Some EM Sector ETFs Could Soar in 2013
Ignoring these sector funds in 2013 could prove to be a mistake because some have already outperformed traditional diversified and country-specific developing markets ETFs.
Editor's Note: This content was originally published on Benzinga.com by The ETF Professor,.
Well-documented was the rise of diversified emerging markets ETFs in 2012. Multi-country funds such as the iShares MSCI Emerging Markets Index Fund (NYSEARCA:EEM) and the WisdomTree Emerging Markets Equity Income Fund (NYSEARCA:DEM) delivered solid returns while attracting a steady stream of new assets from investors.
Country-specific funds such as the those tracking the Philippines and Turkey got in on the act as well, delivering jaw-dropping returns.
Just a few trading days into 2013, emerging markets ETFs are extending their 2012 gains as EEM and DEM are in the green and some country funds such as the Market Vectors Vietnam ETF (NYSEARCA:VNM) have already set a torrid pace.
Amidst all the ebullience, emerging markets sector ETFs can go overlooked. Ignoring these sector funds in 2013 could prove to be a mistake because some have already outperformed traditional diversified and country-specific developing markets ETFs.
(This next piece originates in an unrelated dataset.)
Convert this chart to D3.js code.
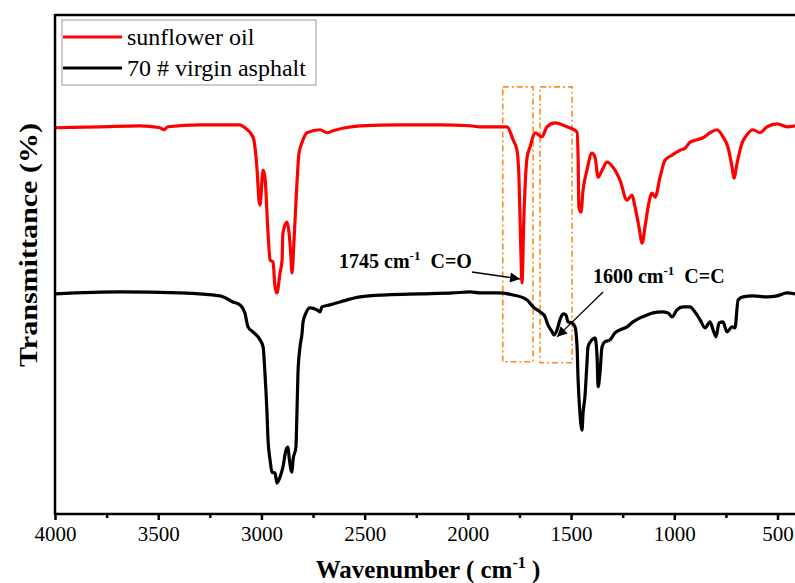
<!DOCTYPE html>
<html><head><meta charset="utf-8">
<script src="https://cdnjs.cloudflare.com/ajax/libs/d3/7.8.5/d3.min.js"></script>
</head><body style="margin:0"><svg id="c" width="795" height="583" font-family="Liberation Serif"></svg>
<script>
const seriesNames = ["sunflower oil", "70 # virgin asphalt"];
const seriesColors = ["#ff0000", "#000000"];
const oilWave = [4000,3782,3588,3491,3472,3453,3298,3104,3080,3041,3021,3012,3007,2992,2983,2968,2958,2944,2934,2925,2910,2900,2896,2876,2866,2857,2852,2842,2828,2818,2803,2779,2716,2682,2653,2595,2522,2329,2135,1990,1941,1810,1781,1762,1752,1743,1738,1728,1713,1699,1675,1641,1617,1578,1520,1471,1466,1462,1452,1442,1423,1399,1384,1369,1350,1326,1297,1263,1229,1205,1190,1171,1156,1142,1127,1108,1093,1069,1045,1011,972,948,924,890,861,827,793,764,740,720,711,696,672,648,619,585,551,502,454,415];
const oilT = [77.4,77.6,77.8,77.4,77.0,77.6,78.0,78.0,77.4,75.6,68.9,62.9,61.9,68.9,67.5,56.3,50.9,50.5,45.5,44.3,48.3,50.9,56.3,58.5,56.3,51.5,48.3,54.9,66.3,72.3,74.5,76.4,77.0,76.4,76.8,77.4,77.8,78.0,78.0,77.8,77.6,77.6,75.0,72.9,66.9,52.3,46.3,60.3,71.5,73.5,76.4,75.6,77.6,78.4,77.6,76.6,71.5,61.5,60.5,64.9,68.9,72.3,71.5,67.5,68.9,70.5,69.5,66.9,62.9,63.9,61.5,57.5,54.3,57.5,61.5,64.3,63.5,67.5,70.9,71.9,72.9,73.3,74.5,75.0,75.4,76.4,77.0,75.6,73.5,69.5,67.3,70.3,74.3,76.0,77.0,76.4,77.6,78.2,77.6,77.8];
const asphaltWave = [4000,3685,3394,3201,3138,3104,3080,3065,3041,3007,2992,2983,2973,2968,2958,2949,2934,2925,2910,2896,2881,2871,2866,2852,2847,2833,2828,2823,2813,2803,2799,2784,2765,2731,2716,2707,2668,2619,2522,2392,2232,2072,1990,1941,1859,1781,1713,1684,1650,1626,1612,1592,1583,1568,1554,1539,1525,1515,1496,1481,1471,1466,1457,1447,1442,1433,1423,1418,1399,1384,1374,1369,1360,1350,1336,1311,1287,1263,1229,1200,1166,1132,1103,1060,1030,1011,987,958,924,900,875,851,827,812,798,783,764,745,720,706,691,667,619,551,502,454,415];
const asphaltT = [44.1,44.5,44.3,43.7,42.5,41.9,40.3,37.5,36.5,34.9,33.5,28.3,20.2,14.8,10.8,8.4,8.2,6.2,7.4,9.4,12.8,13.4,11.4,8.4,10.8,13.4,20.2,28.3,33.5,36.3,38.3,40.3,41.3,40.9,40.5,41.5,41.9,42.5,43.5,43.9,44.1,44.3,44.5,44.3,44.3,43.9,42.9,41.5,40.5,39.5,37.9,36.5,35.9,36.9,38.9,40.1,39.9,38.5,38.3,37.5,33.5,26.9,20.2,16.8,20.2,23.4,30.3,33.5,34.9,35.3,31.5,25.5,28.3,33.5,34.5,34.9,36.3,36.9,37.5,38.5,39.3,39.9,40.3,40.5,40.3,39.5,40.9,41.5,41.5,40.5,38.9,37.3,38.5,36.9,35.5,38.3,38.5,36.5,37.5,37.3,42.9,43.5,43.7,43.5,43.7,44.3,44.1];
const majorTicks = [4000,3500,3000,2500,2000,1500,1000,500];
const minorTicks = [3750,3250,2750,2250,1750,1250,750];
const boxes = [{w0:1831,w1:1684,t0:85.6,t1:30.5},{w0:1650,w1:1495,t0:85.6,t1:30.3}];
const notes = [
  {num:"1745", bond:"C=O", w:2624, t:49.3, from:[1980,48.5], to:[1747,47.1]},
  {num:"1600", bond:"C=C", w:1394, t:46.3, from:[1345,44.5], to:[1568,35.5]}
];

const FF = "Liberation Serif";
const svg = d3.select("#c");
const L = 55, T = 15, B = 514;
const x = d3.scaleLinear().domain([4000, 400]).range([L, L + 3600*0.20643]);
const y = d3.scaleLinear().domain([0, 100]).range([B, T]);

svg.append("defs").append("marker").attr("id","ah").attr("viewBox","0 0 10 10")
  .attr("refX",10).attr("refY",5).attr("markerWidth",14).attr("markerHeight",10)
  .attr("orient","auto").attr("markerUnits","userSpaceOnUse")
  .append("path").attr("d","M0,0L10,5L0,10z").attr("fill","#000");

// orange boxes
svg.selectAll("rect.box").data(boxes).enter().append("rect")
  .attr("x", d => x(d.w0)).attr("y", d => y(d.t0))
  .attr("width", d => x(d.w1) - x(d.w0)).attr("height", d => y(d.t1) - y(d.t0))
  .attr("fill","none").attr("stroke","#ff8a1c").attr("stroke-width",1.6)
  .attr("stroke-dasharray","6,3,2,3");

const line = d3.line().x(d => x(d[0])).y(d => y(d[1])).curve(d3.curveMonotoneX);
const s1 = oilWave.map((w,i) => [w, oilT[i]]);
const s2 = asphaltWave.map((w,i) => [w, asphaltT[i]]);
[s1, s2].forEach((s,i) => {
  svg.append("path").datum(s).attr("d", line).attr("fill","none")
    .attr("stroke", seriesColors[i]).attr("stroke-width", 3.2).attr("stroke-linejoin","round");
});

// frame
svg.append("line").attr("x1",L).attr("x2",800).attr("y1",T).attr("y2",T).attr("stroke","#000").attr("stroke-width",2.5);
svg.append("line").attr("x1",L).attr("x2",L).attr("y1",T-1).attr("y2",B+1).attr("stroke","#000").attr("stroke-width",2.5);

const ax = svg.append("g").attr("transform",`translate(0,${B})`)
  .call(d3.axisBottom(x).tickValues(majorTicks).tickSize(6).tickSizeOuter(0).tickPadding(5).tickFormat(d3.format("d")));
ax.attr("font-family", FF).attr("font-size", 21);
ax.select(".domain").attr("stroke-width",2.5).attr("d",`M${L},0H800`);
ax.selectAll(".tick line").attr("stroke-width",2.5);
ax.selectAll(".tick text").style("font-family",FF).attr("fill","#000").attr("dy","0.78em");
const mn = svg.append("g").attr("transform",`translate(0,${B})`)
  .call(d3.axisBottom(x).tickValues(minorTicks).tickSize(4).tickFormat(""));
mn.select(".domain").remove();
mn.selectAll(".tick line").attr("stroke-width",2.5);

// axis titles
const xt = svg.append("text").attr("x",428).attr("y",578).attr("text-anchor","middle")
  .style("font-family",FF).attr("font-size",25).attr("font-weight","bold");
xt.append("tspan").text("Wavenumber ( cm");
xt.append("tspan").attr("dy",-10).attr("font-size",16).text("-1");
xt.append("tspan").attr("dy",10).text(" )");
svg.append("text").attr("transform","translate(37,245) rotate(-90)").attr("text-anchor","middle")
  .style("font-family",FF).attr("font-size",26).attr("font-weight","bold")
  .attr("textLength",244).attr("lengthAdjust","spacingAndGlyphs").text("Transmittance (%)");

// legend
svg.append("rect").attr("x",62).attr("y",20).attr("width",254).attr("height",65)
  .attr("fill","#fff").attr("stroke","#999").attr("stroke-width",1);
seriesNames.forEach((n,i) => {
  const yy = 37 + i*31;
  svg.append("line").attr("x1",63).attr("x2",122).attr("y1",yy).attr("y2",yy)
    .attr("stroke",seriesColors[i]).attr("stroke-width",3);
  svg.append("text").attr("x",127).attr("y",yy+8).attr("font-size",24).style("font-family",FF).text(n);
});

// annotations
notes.forEach(n => {
  const t = svg.append("text").attr("x", x(n.w)).attr("y", y(n.t)).style("font-family",FF)
    .attr("font-size",20).attr("font-weight","bold");
  t.append("tspan").text(n.num + " cm");
  t.append("tspan").attr("dy",-8).attr("font-size",13).text("-1");
  t.append("tspan").attr("dy",8).attr("dx",10).text(n.bond);
  svg.append("line").attr("x1",x(n.from[0])).attr("y1",y(n.from[1]))
    .attr("x2",x(n.to[0])).attr("y2",y(n.to[1])).attr("stroke","#000").attr("stroke-width",1.3)
    .attr("marker-end","url(#ah)");
});
</script></body></html>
With that in mind, consider the following ETFs as the among the best bets at sector level in the developing world this year.
EGShares Emerging Markets Domestic Demand ETF (NYSEARCA:EMDD)
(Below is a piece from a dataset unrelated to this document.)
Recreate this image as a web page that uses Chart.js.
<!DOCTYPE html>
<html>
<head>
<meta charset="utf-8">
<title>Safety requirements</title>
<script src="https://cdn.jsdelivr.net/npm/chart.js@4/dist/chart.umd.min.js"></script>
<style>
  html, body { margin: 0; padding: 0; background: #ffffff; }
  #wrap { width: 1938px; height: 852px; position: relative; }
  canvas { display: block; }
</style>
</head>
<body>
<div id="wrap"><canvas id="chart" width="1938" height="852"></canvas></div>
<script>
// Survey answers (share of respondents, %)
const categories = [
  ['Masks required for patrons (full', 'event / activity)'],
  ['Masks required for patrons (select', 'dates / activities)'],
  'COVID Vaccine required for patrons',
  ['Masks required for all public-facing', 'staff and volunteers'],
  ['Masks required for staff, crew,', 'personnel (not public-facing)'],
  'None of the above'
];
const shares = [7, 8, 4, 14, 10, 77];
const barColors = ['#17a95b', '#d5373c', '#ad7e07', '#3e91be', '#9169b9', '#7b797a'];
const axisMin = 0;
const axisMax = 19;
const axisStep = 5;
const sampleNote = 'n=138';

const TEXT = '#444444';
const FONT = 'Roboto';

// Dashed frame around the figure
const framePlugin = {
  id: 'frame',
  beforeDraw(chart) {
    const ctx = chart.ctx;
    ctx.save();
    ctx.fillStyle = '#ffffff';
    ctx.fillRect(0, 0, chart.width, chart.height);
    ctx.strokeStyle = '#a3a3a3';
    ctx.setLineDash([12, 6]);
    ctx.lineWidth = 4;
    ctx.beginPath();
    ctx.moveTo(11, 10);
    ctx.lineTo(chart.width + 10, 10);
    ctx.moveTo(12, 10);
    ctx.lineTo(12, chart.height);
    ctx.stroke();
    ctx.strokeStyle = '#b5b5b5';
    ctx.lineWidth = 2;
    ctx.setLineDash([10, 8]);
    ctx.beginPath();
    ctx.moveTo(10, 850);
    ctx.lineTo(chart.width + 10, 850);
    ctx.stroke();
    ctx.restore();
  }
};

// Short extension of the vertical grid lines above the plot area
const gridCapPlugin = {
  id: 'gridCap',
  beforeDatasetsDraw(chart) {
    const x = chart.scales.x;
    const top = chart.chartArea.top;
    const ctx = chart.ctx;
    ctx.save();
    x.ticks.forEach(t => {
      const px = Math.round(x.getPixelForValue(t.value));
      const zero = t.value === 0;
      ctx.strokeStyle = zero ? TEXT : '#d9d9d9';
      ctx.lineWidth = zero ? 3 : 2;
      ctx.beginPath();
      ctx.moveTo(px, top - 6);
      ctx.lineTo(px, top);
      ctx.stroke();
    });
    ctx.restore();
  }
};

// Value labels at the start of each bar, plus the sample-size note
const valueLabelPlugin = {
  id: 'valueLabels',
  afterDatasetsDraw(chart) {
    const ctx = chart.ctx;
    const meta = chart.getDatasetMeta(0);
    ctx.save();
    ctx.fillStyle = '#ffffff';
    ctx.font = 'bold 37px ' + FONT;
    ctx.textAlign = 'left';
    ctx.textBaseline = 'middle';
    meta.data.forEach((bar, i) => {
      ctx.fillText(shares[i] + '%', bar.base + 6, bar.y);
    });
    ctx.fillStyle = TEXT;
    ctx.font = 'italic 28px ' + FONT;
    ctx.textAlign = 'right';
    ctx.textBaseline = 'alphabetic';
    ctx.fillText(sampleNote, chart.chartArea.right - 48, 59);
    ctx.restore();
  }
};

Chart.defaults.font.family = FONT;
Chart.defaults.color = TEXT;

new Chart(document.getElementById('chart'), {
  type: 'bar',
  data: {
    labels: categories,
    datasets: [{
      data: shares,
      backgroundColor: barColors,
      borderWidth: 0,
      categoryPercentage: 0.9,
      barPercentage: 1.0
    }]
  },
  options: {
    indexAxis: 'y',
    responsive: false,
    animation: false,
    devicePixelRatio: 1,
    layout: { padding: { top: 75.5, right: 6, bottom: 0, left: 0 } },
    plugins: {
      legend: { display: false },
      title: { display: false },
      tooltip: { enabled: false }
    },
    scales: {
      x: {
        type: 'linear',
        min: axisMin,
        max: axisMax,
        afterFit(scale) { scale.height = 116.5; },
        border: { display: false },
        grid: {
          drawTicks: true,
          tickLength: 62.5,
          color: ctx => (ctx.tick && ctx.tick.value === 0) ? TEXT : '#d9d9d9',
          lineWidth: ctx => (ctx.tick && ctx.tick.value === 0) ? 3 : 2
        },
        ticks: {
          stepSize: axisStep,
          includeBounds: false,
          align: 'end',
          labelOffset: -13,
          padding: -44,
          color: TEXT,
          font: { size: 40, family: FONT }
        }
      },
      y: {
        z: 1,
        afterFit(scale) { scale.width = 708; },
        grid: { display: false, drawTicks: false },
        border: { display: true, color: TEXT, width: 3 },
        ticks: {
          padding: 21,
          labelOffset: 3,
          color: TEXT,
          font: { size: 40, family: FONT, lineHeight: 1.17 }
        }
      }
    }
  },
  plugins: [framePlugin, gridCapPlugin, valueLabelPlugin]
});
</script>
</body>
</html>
The EGShares Emerging Markets Domestic Demand ETF is more of a thematic concept than a sector-specific play. That theme, as EMDD's name implies, is a goal of a plethora emerging markets, both large and small: Increased domestic consumption.
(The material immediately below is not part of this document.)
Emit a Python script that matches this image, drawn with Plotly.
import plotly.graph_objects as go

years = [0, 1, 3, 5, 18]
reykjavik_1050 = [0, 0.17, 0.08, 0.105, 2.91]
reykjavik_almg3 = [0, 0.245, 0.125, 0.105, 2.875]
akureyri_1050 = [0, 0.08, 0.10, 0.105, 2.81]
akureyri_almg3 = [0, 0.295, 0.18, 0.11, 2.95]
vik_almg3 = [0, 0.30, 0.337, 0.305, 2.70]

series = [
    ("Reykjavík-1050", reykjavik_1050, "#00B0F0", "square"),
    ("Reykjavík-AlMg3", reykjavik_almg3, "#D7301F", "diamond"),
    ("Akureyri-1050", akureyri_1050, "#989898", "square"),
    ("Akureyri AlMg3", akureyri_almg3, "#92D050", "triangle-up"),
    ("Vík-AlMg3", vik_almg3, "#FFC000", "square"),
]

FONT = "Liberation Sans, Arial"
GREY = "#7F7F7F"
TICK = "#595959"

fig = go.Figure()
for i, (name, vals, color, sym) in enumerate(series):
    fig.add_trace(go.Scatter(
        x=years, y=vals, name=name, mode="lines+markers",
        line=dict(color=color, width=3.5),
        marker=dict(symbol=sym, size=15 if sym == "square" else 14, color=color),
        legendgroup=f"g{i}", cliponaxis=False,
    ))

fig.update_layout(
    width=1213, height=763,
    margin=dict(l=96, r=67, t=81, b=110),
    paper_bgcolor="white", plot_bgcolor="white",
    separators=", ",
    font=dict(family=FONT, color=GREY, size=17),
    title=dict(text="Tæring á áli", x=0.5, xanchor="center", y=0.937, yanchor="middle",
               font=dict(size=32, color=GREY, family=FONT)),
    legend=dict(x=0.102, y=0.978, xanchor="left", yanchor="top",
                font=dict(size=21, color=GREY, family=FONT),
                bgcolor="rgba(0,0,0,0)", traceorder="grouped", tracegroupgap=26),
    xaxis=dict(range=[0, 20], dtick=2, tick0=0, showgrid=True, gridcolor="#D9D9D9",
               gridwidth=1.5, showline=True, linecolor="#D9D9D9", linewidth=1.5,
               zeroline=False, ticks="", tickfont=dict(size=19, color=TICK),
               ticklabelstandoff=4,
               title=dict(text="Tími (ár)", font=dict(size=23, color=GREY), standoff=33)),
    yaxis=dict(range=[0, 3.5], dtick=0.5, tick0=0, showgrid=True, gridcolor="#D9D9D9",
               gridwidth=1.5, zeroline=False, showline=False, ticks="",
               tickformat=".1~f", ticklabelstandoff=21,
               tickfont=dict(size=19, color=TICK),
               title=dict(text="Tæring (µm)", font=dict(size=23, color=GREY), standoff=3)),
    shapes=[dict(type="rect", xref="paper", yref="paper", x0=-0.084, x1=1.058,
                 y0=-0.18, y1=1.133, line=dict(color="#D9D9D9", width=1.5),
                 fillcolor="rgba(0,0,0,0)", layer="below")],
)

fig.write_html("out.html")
While rapidly rising export numbers can be seductive, a heavy dependence on exports exposes any country to the economic woes of its trading partners. Just ask Australia, Brazil and on and on. Is it possible for a developing economy to be focused on domestic consumption while growing in size? The answer is yes. Just look at Indonesia, Southeast Asia's largest economy, where domestic consumption represents 60% of GDP.
Regarding EMDD, the ETF is one way of avoiding a misguided approach to tapping into the emerging markets consumer theme. That being the flawed thinking that Western multinationals are the way to play rising middle classes in the developing world. In reality, many emerging markets consumers prefer the brands they have known their whole lives.
At the sector level, EMDD is fairly conservative as the fund is heavy on food and beverage and telecommunications names. EMDD does offer a direct avenue to the expected vibrancy of Asia's local demand story over the coming years. India and China combine for over 30% of the fund's weight. EMDD also features smaller allocations to Indonesia, Malaysia, Thailand, and the Philippines. EMDD has returned 12.3% over the past six months.
Global X China Consumer ETF (NYSEARCA:CHIQ)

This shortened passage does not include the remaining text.